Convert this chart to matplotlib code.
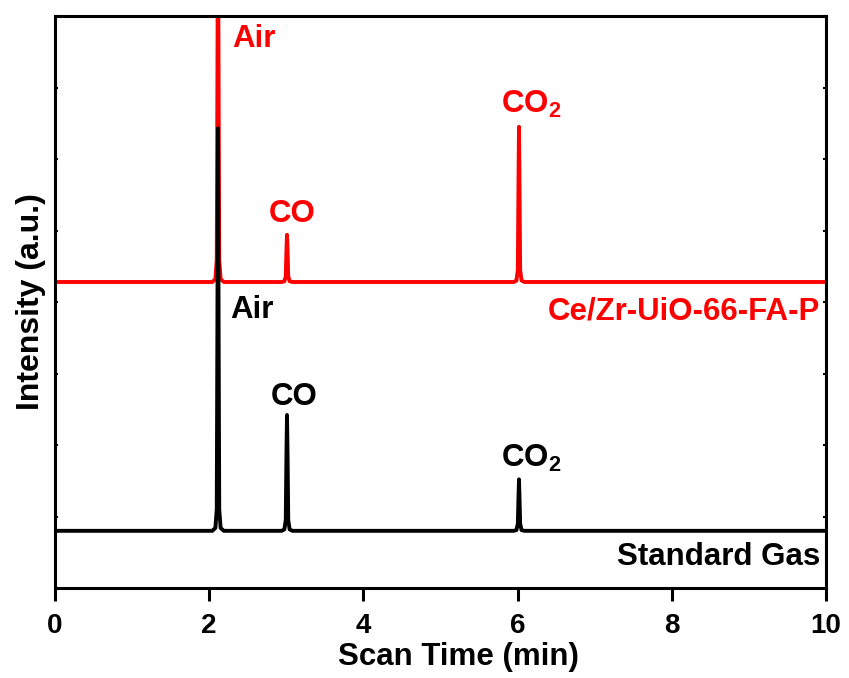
import matplotlib
matplotlib.use("Agg")
import matplotlib.pyplot as plt

plt.rcParams['font.family'] = ['Liberation Sans', 'DejaVu Sans']
plt.rcParams['font.weight'] = 'bold'
plt.rcParams['mathtext.fontset'] = 'custom'
plt.rcParams['mathtext.rm'] = 'Liberation Sans:bold'
plt.rcParams['mathtext.bf'] = 'Liberation Sans:bold'
plt.rcParams['mathtext.default'] = 'rm'

# Standard gas trace (black)
std_x = [0, 2.04, 2.08, 2.098, 2.106, 2.114, 2.122, 2.130, 2.148, 2.19,
         2.94, 2.975, 2.993, 3.001, 3.009, 3.017, 3.025, 3.043, 3.08,
         5.95, 5.985, 6.003, 6.011, 6.018, 6.025, 6.033, 6.051, 6.09, 10]
std_y = [0.80, 0.80, 0.84, 1.10, 3.60, 6.43, 3.60, 1.10, 0.84, 0.80,
         0.80, 0.82, 0.95, 1.80, 2.42, 1.80, 0.95, 0.82, 0.80,
         0.80, 0.81, 0.90, 1.25, 1.52, 1.25, 0.90, 0.81, 0.80, 0.80]

# Ce/Zr-UiO-66-FA-P trace (red)
cat_x = [0, 2.04, 2.08, 2.098, 2.106, 2.114, 2.122, 2.130, 2.148, 2.19,
         2.94, 2.975, 2.993, 3.001, 3.009, 3.017, 3.025, 3.043, 3.08,
         5.95, 5.985, 6.003, 6.011, 6.018, 6.025, 6.033, 6.051, 6.09, 10]
cat_y = [4.28, 4.28, 4.32, 4.60, 7.00, 9.50, 7.00, 4.60, 4.32, 4.28,
         4.28, 4.29, 4.36, 4.70, 4.94, 4.70, 4.36, 4.29, 4.28,
         4.28, 4.30, 4.45, 5.60, 6.45, 5.60, 4.45, 4.30, 4.28, 4.28]

red = '#ff0000'

fig = plt.figure(figsize=(8.49, 6.78), dpi=100)
ax = fig.add_axes([0.0648, 0.1327, 0.9081, 0.8437])

ax.plot(cat_x, cat_y, color=red, lw=2.8)
ax.plot(std_x, std_y, color='black', lw=2.8)

ax.set_xlim(0, 10)
ax.set_ylim(0, 8)
ax.set_xticks([0, 2, 4, 6, 8, 10])
ax.set_yticks(range(9))
ax.set_yticklabels([])
ax.tick_params(axis='x', direction='out', length=9, width=2.2,
               labelsize=20, pad=9)
ax.tick_params(axis='y', left=True, right=True, direction='in', length=2.5, width=1.5)
for s in ax.spines.values():
    s.set_linewidth(2.2)

fs = 22.5
ax.set_xlabel('Scan Time (min)', fontsize=fs, fontweight='bold', labelpad=2)
ax.xaxis.label.set_x(0.523)
ax.set_ylabel('Intensity (a.u.)', fontsize=fs + 0.5, fontweight='bold', labelpad=3)

ax.text(2.30, 7.57, 'Air', color=red, fontsize=fs, fontweight='bold')
ax.text(3.07, 5.12, 'CO', color=red, fontsize=fs, fontweight='bold', ha='center')
ax.text(5.78, 6.64, 'CO$_2$', color=red, fontsize=fs, fontweight='bold')
ax.text(9.92, 3.75, 'Ce/Zr-UiO-66-FA-P', color=red, fontsize=fs,
        fontweight='bold', ha='right')

ax.text(2.27, 3.78, 'Air', color='black', fontsize=fs, fontweight='bold')
ax.text(3.10, 2.56, 'CO', color='black', fontsize=fs, fontweight='bold', ha='center')
ax.text(5.78, 1.69, 'CO$_2$', color='black', fontsize=fs, fontweight='bold')
ax.text(9.92, 0.32, 'Standard Gas', color='black', fontsize=fs,
        fontweight='bold', ha='right')

fig.savefig('out.png', dpi=100)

WRITTEN INSTRUCTION
Are you able to set down all the lines above exactly, without any pictures?

RESULT
Convert this chart to matplotlib code.
import matplotlib
matplotlib.use("Agg")
import matplotlib.pyplot as plt

plt.rcParams['font.family'] = ['Liberation Sans', 'DejaVu Sans']
plt.rcParams['font.weight'] = 'bold'
plt.rcParams['mathtext.fontset'] = 'custom'
plt.rcParams['mathtext.rm'] = 'Liberation Sans:bold'
plt.rcParams['mathtext.bf'] = 'Liberation Sans:bold'
plt.rcParams['mathtext.default'] = 'rm'

# Standard gas trace (black)
std_x = [0, 2.04, 2.08, 2.098, 2.106, 2.114, 2.122, 2.130, 2.148, 2.19,
         2.94, 2.975, 2.993, 3.001, 3.009, 3.017, 3.025, 3.043, 3.08,
         5.95, 5.985, 6.003, 6.011, 6.018, 6.025, 6.033, 6.051, 6.09, 10]
std_y = [0.80, 0.80, 0.84, 1.10, 3.60, 6.43, 3.60, 1.10, 0.84, 0.80,
         0.80, 0.82, 0.95, 1.80, 2.42, 1.80, 0.95, 0.82, 0.80,
         0.80, 0.81, 0.90, 1.25, 1.52, 1.25, 0.90, 0.81, 0.80, 0.80]

# Ce/Zr-UiO-66-FA-P trace (red)
cat_x = [0, 2.04, 2.08, 2.098, 2.106, 2.114, 2.122, 2.130, 2.148, 2.19,
         2.94, 2.975, 2.993, 3.001, 3.009, 3.017, 3.025, 3.043, 3.08,
         5.95, 5.985, 6.003, 6.011, 6.018, 6.025, 6.033, 6.051, 6.09, 10]
cat_y = [4.28, 4.28, 4.32, 4.60, 7.00, 9.50, 7.00, 4.60, 4.32, 4.28,
         4.28, 4.29, 4.36, 4.70, 4.94, 4.70, 4.36, 4.29, 4.28,
         4.28, 4.30, 4.45, 5.60, 6.45, 5.60, 4.45, 4.30, 4.28, 4.28]

red = '#ff0000'

fig = plt.figure(figsize=(8.49, 6.78), dpi=100)
ax = fig.add_axes([0.0648, 0.1327, 0.9081, 0.8437])

ax.plot(cat_x, cat_y, color=red, lw=2.8)
ax.plot(std_x, std_y, color='black', lw=2.8)

ax.set_xlim(0, 10)
ax.set_ylim(0, 8)
ax.set_xticks([0, 2, 4, 6, 8, 10])
ax.set_yticks(range(9))
ax.set_yticklabels([])
ax.tick_params(axis='x', direction='out', length=9, width=2.2,
               labelsize=20, pad=9)
ax.tick_params(axis='y', left=True, right=True, direction='in', length=2.5, width=1.5)
for s in ax.spines.values():
    s.set_linewidth(2.2)

fs = 22.5
ax.set_xlabel('Scan Time (min)', fontsize=fs, fontweight='bold', labelpad=2)
ax.xaxis.label.set_x(0.523)
ax.set_ylabel('Intensity (a.u.)', fontsize=fs + 0.5, fontweight='bold', labelpad=3)

ax.text(2.30, 7.57, 'Air', color=red, fontsize=fs, fontweight='bold')
ax.text(3.07, 5.12, 'CO', color=red, fontsize=fs, fontweight='bold', ha='center')
ax.text(5.78, 6.64, 'CO$_2$', color=red, fontsize=fs, fontweight='bold')
ax.text(9.92, 3.75, 'Ce/Zr-UiO-66-FA-P', color=red, fontsize=fs,
        fontweight='bold', ha='right')

ax.text(2.27, 3.78, 'Air', color='black', fontsize=fs, fontweight='bold')
ax.text(3.10, 2.56, 'CO', color='black', fontsize=fs, fontweight='bold', ha='center')
ax.text(5.78, 1.69, 'CO$_2$', color='black', fontsize=fs, fontweight='bold')
ax.text(9.92, 0.32, 'Standard Gas', color='black', fontsize=fs,
        fontweight='bold', ha='right')

fig.savefig('out.png', dpi=100)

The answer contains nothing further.